During the Great Depression in 1936, 12 Los Angeles City employees pooled their resources of $60 and formed the Los Angeles City Employees Federal Credit Union. They wanted to give fellow City employees a safe, low-cost, convenient source to borrow and save money in the midst of a challenging economy.
After getting approval from the federal government to begin operations, the group of employees increased to 18 and formed a Board of Directors, a credit committee, a supervisory committee and a membership committee to govern the credit union. They ran the business with one part-time employee from a room inside Los Angeles City Hall at 200 North Spring Street. In 1987, the name changed to Los Angeles Federal Credit Union (LAFCU) to reflect a growing field of membership, which started to include immediate family members of City employees and individuals who lived in the same household as a current member.

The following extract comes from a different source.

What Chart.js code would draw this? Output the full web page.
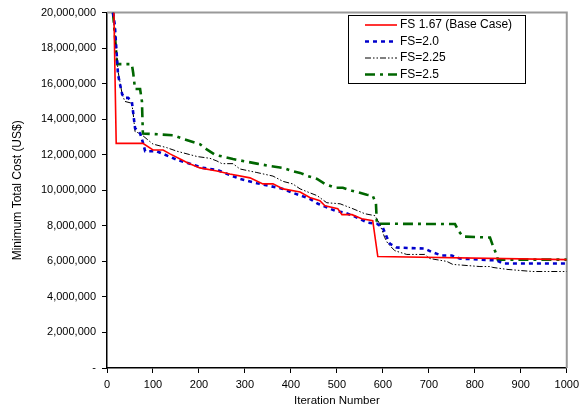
<!DOCTYPE html>
<html>
<head>
<meta charset="utf-8">
<script src="https://cdn.jsdelivr.net/npm/chart.js@4.4.1/dist/chart.umd.min.js"></script>
<style>
html, body { margin: 0; padding: 0; background: #fff; }
#wrap { width: 584px; height: 409px; }
</style>
</head>
<body>
<div id="wrap"><canvas id="costChart" width="584" height="409"></canvas></div>
<script>

/* DATA (cost in millions of US$) */

const xTicks = [0, 100, 200, 300, 400, 500, 600, 700, 800, 900, 1000];
const yTickLabels = ["-", "2,000,000", "4,000,000", "6,000,000", "8,000,000", "10,000,000",
  "12,000,000", "14,000,000", "16,000,000", "18,000,000", "20,000,000"];

const seriesNames = ["FS 1.67 (Base Case)", "FS=2.0", "FS=2.25", "FS=2.5"];

const redIter = [15, 20, 78, 100, 122, 137, 159, 176, 202, 239, 267, 311, 339, 361, 383, 420, 441, 463, 474, 502, 511, 533, 554, 578, 589, 1000];
const redCost = [20, 12.64, 12.64, 12.27, 12.27, 12.05, 11.76, 11.54, 11.26, 11.09, 10.92, 10.7, 10.36, 10.36, 10.08, 9.9, 9.6, 9.41, 9.13, 8.96, 8.63, 8.63, 8.4, 8.29, 6.27, 6.1];

const blueIter = [13, 17, 24, 33, 39, 46, 54, 61, 72, 78, 83, 108, 154, 180, 209, 239, 289, 326, 383, 404, 441, 459, 480, 496, 517, 535, 567, 587, 600, 607, 615, 630, 691, 709, 728, 750, 767, 811, 848, 861, 1000];
const blueCost = [20, 19.3, 16.5, 15.4, 15.2, 15.2, 15.0, 13.5, 13.2, 12.7, 12.2, 12.2, 11.7, 11.5, 11.26, 11.15, 10.64, 10.4, 10.08, 9.86, 9.52, 9.24, 9.02, 8.85, 8.74, 8.57, 8.18, 8.12, 7.9, 7.45, 7.0, 6.78, 6.72, 6.5, 6.33, 6.33, 6.16, 6.1, 6.05, 5.88, 5.88];

const blackIter = [13, 24, 33, 39, 54, 57, 61, 72, 100, 130, 152, 196, 224, 239, 250, 274, 289, 326, 361, 383, 404, 420, 441, 457, 478, 507, 535, 561, 583, 593, 604, 611, 626, 652, 691, 702, 739, 752, 811, 833, 839, 870, 893, 926, 1000];
const blackCost = [20, 16.7, 15.4, 15.0, 14.9, 14.3, 13.3, 13.2, 12.6, 12.4, 12.2, 11.9, 11.8, 11.65, 11.5, 11.5, 11.2, 11.0, 10.8, 10.5, 10.36, 10.08, 9.86, 9.7, 9.3, 9.24, 8.96, 8.68, 8.57, 8.12, 7.34, 7.0, 6.6, 6.39, 6.39, 6.16, 6.0, 5.83, 5.71, 5.71, 5.66, 5.55, 5.5, 5.43, 5.43];

const greenIter = [13, 17, 22, 54, 57, 61, 72, 76, 78, 143, 165, 202, 217, 235, 274, 326, 354, 383, 402, 420, 437, 457, 474, 496, 513, 533, 550, 565, 578, 585, 587, 757, 765, 774, 833, 839, 848, 850, 1000];
const greenCost = [20, 18.8, 17.1, 17.1, 16.6, 15.7, 15.7, 15.0, 13.2, 13.1, 12.9, 12.6, 12.3, 12.0, 11.76, 11.5, 11.37, 11.26, 11.09, 10.98, 10.8, 10.64, 10.36, 10.14, 10.14, 9.97, 9.86, 9.75, 9.7, 9.24, 8.12, 8.1, 7.7, 7.4, 7.34, 6.9, 6.33, 6.1, 6.1];

function toPoints(xs, ys) {
  return xs.map((x, i) => ({ x: x, y: ys[i] }));
}

const FONT = "'Liberation Sans', Arial, sans-serif";

/* plot frame (gray top/right) */
const framePlugin = {
  id: "frame",
  beforeDatasetsDraw(chart) {
    const a = chart.chartArea;
    const ctx = chart.ctx;
    ctx.save();
    ctx.strokeStyle = "#999";
    ctx.lineWidth = 2;
    ctx.beginPath();
    ctx.moveTo(a.left, a.top);
    ctx.lineTo(a.right, a.top);
    ctx.lineTo(a.right, a.bottom);
    ctx.stroke();
    ctx.restore();
  }
};

/* boxed legend inside plot */
const legendBox = {
  id: "legendBox",
  afterDraw(chart) {
    const ctx = chart.ctx;
    const bx = 348, by = 15, bw = 177, bh = 68;
    ctx.save();
    ctx.fillStyle = "#fff";
    ctx.fillRect(bx, by, bw, bh);
    ctx.strokeStyle = "#000";
    ctx.lineWidth = 1;
    ctx.strokeRect(bx + 0.5, by + 0.5, bw, bh);
    ctx.font = "12px " + FONT;
    ctx.textBaseline = "middle";
    chart.data.datasets.forEach((ds, i) => {
      const y = by + 10 + i * 16.5;
      ctx.strokeStyle = ds.borderColor;
      ctx.lineWidth = ds.borderWidth;
      ctx.setLineDash(ds.borderDash || []);
      ctx.beginPath();
      ctx.moveTo(365, y);
      ctx.lineTo(397, y);
      ctx.stroke();
      ctx.setLineDash([]);
      ctx.fillStyle = "#000";
      ctx.fillText(ds.label, 400, y);
    });
    ctx.restore();
  }
};

const ctx = document.getElementById("costChart");

new Chart(ctx, {

type: "line",

data: {
datasets: [
{
label: seriesNames[0],
data: toPoints(redIter, redCost),
borderColor: "#ff0000",
borderWidth: 1.6
},
{
label: seriesNames[1],
data: toPoints(blueIter, blueCost),
borderColor: "#0000cc",
borderWidth: 2.6,
borderDash: [4, 4]
},
{
label: seriesNames[2],
data: toPoints(blackIter, blackCost),
borderColor: "#000000",
borderWidth: 1,
borderDash: [6, 2, 1.5, 2, 1.5, 2]
},
{
label: seriesNames[3],
data: toPoints(greenIter, greenCost),
borderColor: "#006600",
borderWidth: 2.6,
borderDash: [10, 5, 3, 5]
}
]
},

options: {

responsive: false,
animation: false,
layout: { padding: { left: 0, right: 17, top: 10, bottom: 0 } },
elements: {
line: { tension: 0, fill: false },
point: { radius: 0 }
},

plugins: {
legend: { display: false },
tooltip: { enabled: false }
},

scales: {

x: {
type: "linear",
min: 0,
max: 1000,
afterBuildTicks: s => { s.ticks = xTicks.map(v => ({ value: v })); },
afterFit: s => { s.height = 41; },
ticks: {
color: "#000",
padding: 5,
maxRotation: 0,
font: { family: FONT, size: 11 },
callback: (v, i) => String(xTicks[i])
},
grid: { drawOnChartArea: false, drawTicks: true, tickLength: 5, color: "#000" },
border: { display: true, color: "#000", width: 1.5 },
title: {
display: true,
text: "Iteration Number",
color: "#000",
font: { family: FONT, size: 11.5 },
padding: { top: 0, bottom: 1 }
}
},

y: {
min: 0,
max: 20,
afterBuildTicks: s => { s.ticks = yTickLabels.map((t, i) => ({ value: i * 2 })); },
afterFit: s => { s.width = 107; },
ticks: {
color: "#000",
padding: 6,
font: { family: FONT, size: 11 },
callback: (v, i) => yTickLabels[i]
},
grid: { drawOnChartArea: false, drawTicks: true, tickLength: 5, color: "#000" },
border: { display: true, color: "#000", width: 1.5 },
title: {
display: true,
text: "Minimum Total Cost (US$)",
color: "#000",
font: { family: FONT, size: 12 },
padding: { top: 10, bottom: 0 }
}
}

}

},

plugins: [framePlugin, legendBox]

});

</script>
</body>
</html>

The initial deposit of $65 from 13 members has grown to over $1.2 billion in assets from 71,000 members, more than 160 credit union employees and 7 branches in several cities in the Greater Los Angeles Area.
Today, anyone living in most counties of Southern California is eligible to open an account at LAFCU by either working for the city of Los Angeles, or after making a minimum donation to the Los Angeles Charitable Association.
From its early beginnings on through the years, LAFCU has remained a strong, secure financial institution that remains committed to serving the financial needs of its members, the City of Los Angeles, and the Southern California area.